Reporter: Emir Yanwardhana | Editor: Barratut Taqiyyah Rafie
JAKARTA. PT Indofarma Tbk (INAF) optimistis mencatatkan kinerja positif pada tahun ini. Proyeksi tersebut sejalan dengan ekspansi yang dijalani perusahaan. Indofarma telah merampungkan renovasi pabrik obat herbal dan fasilitas laboratorium mikrobiologi.
Dengan dua fasilitas itu, penjualan obat akan meningkat. ”Sebelum fasilitas itu rampung, kami menumpang produksi ke pabrik lain, jadi menekan margin laba," ujar Sekretaris Perusahaan INAF Yasser Arafat kepada KONTAN, Jumat (6/1).
Berdasarkan rencana kerja dan anggaran (RKAP), INAF ingin mengerek laba hampir empat kali lipat menjadi Rp 30 miliar dari estimasi laba 2016 sebesar Rp 7,8 miliar.
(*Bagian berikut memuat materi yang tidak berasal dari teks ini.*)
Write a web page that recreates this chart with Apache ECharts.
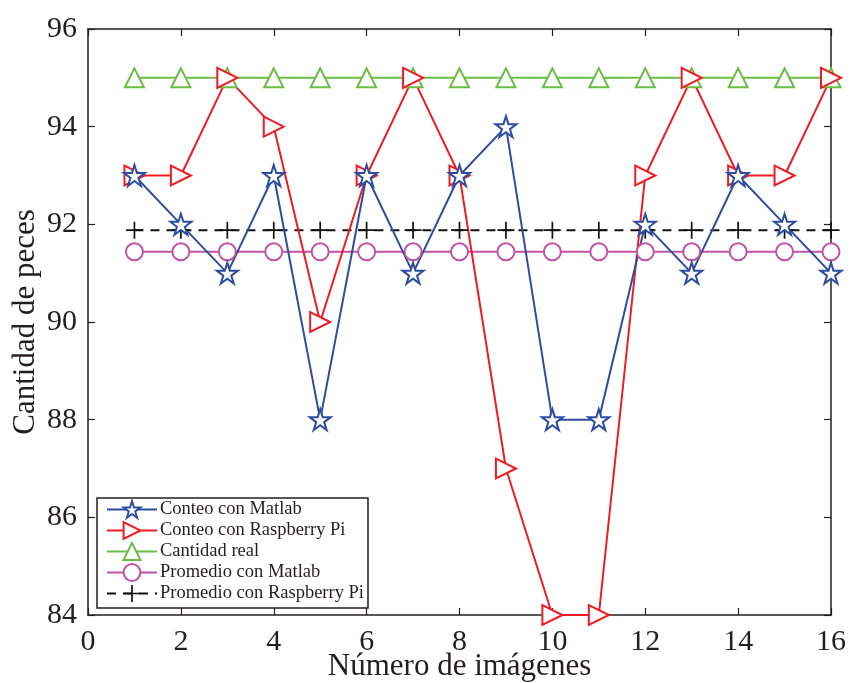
<!DOCTYPE html>
<html>
<head>
<meta charset="utf-8">
<script src="https://cdn.jsdelivr.net/npm/echarts@6/dist/echarts.min.js"></script>
<style>
  html, body { margin: 0; padding: 0; background: #fff; }
  #chart { width: 855px; height: 683px; }
</style>
</head>
<body>
<div id="chart"></div>
<script>
// Image index (1..16)
const imagenes = [1, 2, 3, 4, 5, 6, 7, 8, 9, 10, 11, 12, 13, 14, 15, 16];

// Fish counts per image
const conteoMatlab    = [93, 92, 91, 93, 88, 93, 91, 93, 94, 88, 88, 92, 91, 93, 92, 91];
const conteoRaspberry = [93, 93, 95, 94, 90, 93, 95, 93, 87, 84, 84, 93, 95, 93, 93, 95];
const cantidadReal    = [95, 95, 95, 95, 95, 95, 95, 95, 95, 95, 95, 95, 95, 95, 95, 95];
const promedioMatlab    = [91.44, 91.44, 91.44, 91.44, 91.44, 91.44, 91.44, 91.44, 91.44, 91.44, 91.44, 91.44, 91.44, 91.44, 91.44, 91.44];
const promedioRaspberry = [91.88, 91.88, 91.88, 91.88, 91.88, 91.88, 91.88, 91.88, 91.88, 91.88, 91.88, 91.88, 91.88, 91.88, 91.88, 91.88];

// Axis ticks
const xTicks = { min: 0, max: 16, step: 2 };
const yTicks = { min: 84, max: 96, step: 2 };

const pares = arr => arr.map((v, i) => [imagenes[i], v]);

const FONT = '"Liberation Serif", "Times New Roman", serif';
const INK = '#231f20';

const STAR = 'path://M50,0 L61.8,36.2 L100,36.2 L69.1,58.6 L80.9,95.1 L50,72.7 L19.1,95.1 L30.9,58.6 L0,36.2 L38.2,36.2 Z';
const PLUS = 'path://M45,0 H55 V45 H100 V55 H55 V100 H45 V55 H0 V45 H45 Z';

function serie(name, data, color, symbol, size, itemStyle, extra) {
  return Object.assign({
    name: name,
    type: 'line',
    data: pares(data),
    symbol: symbol,
    symbolSize: size,
    showAllSymbol: true,
    lineStyle: { color: color, width: 2 },
    itemStyle: itemStyle,
    emphasis: { disabled: true },
    animation: false
  }, extra || {});
}

const chart = echarts.init(document.getElementById('chart'));

const axisCommon = {
  axisLine: { show: true, onZero: false, lineStyle: { color: INK, width: 1.5 } },
  axisTick: { show: true, inside: true, length: 7, lineStyle: { color: INK, width: 1.2 } },
  splitLine: { show: false }
};

chart.setOption({
  backgroundColor: '#fff',
  grid: { left: 88, right: 24, top: 29, bottom: 68, containLabel: false, outerBoundsMode: 'none' },
  xAxis: [
    Object.assign({
      type: 'value', min: xTicks.min, max: xTicks.max, interval: xTicks.step,
      position: 'bottom',
      name: 'Número de imágenes', nameLocation: 'middle', nameGap: 36, nameMoveOverlap: false,
      nameTextStyle: { fontFamily: FONT, fontSize: 31, color: INK },
      axisLabel: { fontFamily: FONT, fontSize: 30, color: INK, margin: 12 }
    }, axisCommon),
    Object.assign({
      type: 'value', min: xTicks.min, max: xTicks.max, interval: xTicks.step,
      position: 'top', axisLabel: { show: false }
    }, axisCommon)
  ],
  yAxis: [
    Object.assign({
      type: 'value', min: yTicks.min, max: yTicks.max, interval: yTicks.step,
      position: 'left',
      name: 'Cantidad de peces', nameLocation: 'middle', nameGap: 47, nameMoveOverlap: false,
      nameTextStyle: { fontFamily: FONT, fontSize: 31, color: INK },
      axisLabel: { fontFamily: FONT, fontSize: 30, color: INK, margin: 11 }
    }, axisCommon),
    Object.assign({
      type: 'value', min: yTicks.min, max: yTicks.max, interval: yTicks.step,
      position: 'right', axisLabel: { show: false }
    }, axisCommon)
  ],
  legend: {
    orient: 'vertical',
    left: 97, top: 498,
    padding: [1, 4, 4, 9],
    itemGap: 0,
    itemWidth: 50, itemHeight: 21,
    backgroundColor: '#fff',
    borderColor: INK, borderWidth: 1.5,
    textStyle: { fontFamily: FONT, fontSize: 18.5, lineHeight: 21, color: INK, padding: [0, 0, 0, -2] },
    data: ['Conteo con Matlab', 'Conteo con Raspberry Pi', 'Cantidad real', 'Promedio con Matlab', 'Promedio con Raspberry Pi']
  },
  series: [
    serie('Cantidad real', cantidadReal, '#6cbd45', 'emptyTriangle', 19,
      { color: '#6cbd45', borderWidth: 2 }),
    serie('Promedio con Matlab', promedioMatlab, '#c253a2', 'emptyCircle', 17,
      { color: '#c253a2', borderWidth: 2 }),
    serie('Promedio con Raspberry Pi', promedioRaspberry, '#111', PLUS, 17,
      { color: '#111', borderWidth: 0 },
      { lineStyle: { color: '#111', width: 2, type: [9, 7] } }),
    serie('Conteo con Raspberry Pi', conteoRaspberry, '#ee1c25', 'emptyTriangle', 20,
      { color: '#ee1c25', borderWidth: 2 }, { symbolRotate: -90 }),
    serie('Conteo con Matlab', conteoMatlab, '#2e4da0', STAR, 21,
      { color: '#fff', borderColor: '#2e4da0', borderWidth: 2 })
  ]
});
</script>
</body>
</html>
Adapun pendapatan INAF diprediksi tumbuh 25% year-on-year (yoy) menjadi Rp 2,11 triliun.
Estimasi kinerja INAF pada 2016 masih di bawah target yang dipatok, yakni Rp 2 triliun dan laba bersih Rp 34 miliar. Hal ini lantaran pemerintah memangkas anggaran belanja kesehatan 2016, sehingga beberapa tender pemerintah tidak terlaksana.
Dengan iklim industri yang lebih baik pada tahun ini, INAF tidak hanya mendorong pendapatan dari obat resep, penjualan obat jual bebas pun akan digenjot. Misalnya, obat herbal pada tahun ini diharapkan menyumbang 10%–20% terhadap target pendapatan pada tahun ini.
Meski demikian, pada tahap awal, pengoperasian pasca renovasi, utilisasi produksi INAF hanya 50%. Untuk obat ethical atau resep, perusahaan farmasi pelat merah ini akan gencar mengkuti tender pengadaan Jaminan Kesehatan Nasional (JKN).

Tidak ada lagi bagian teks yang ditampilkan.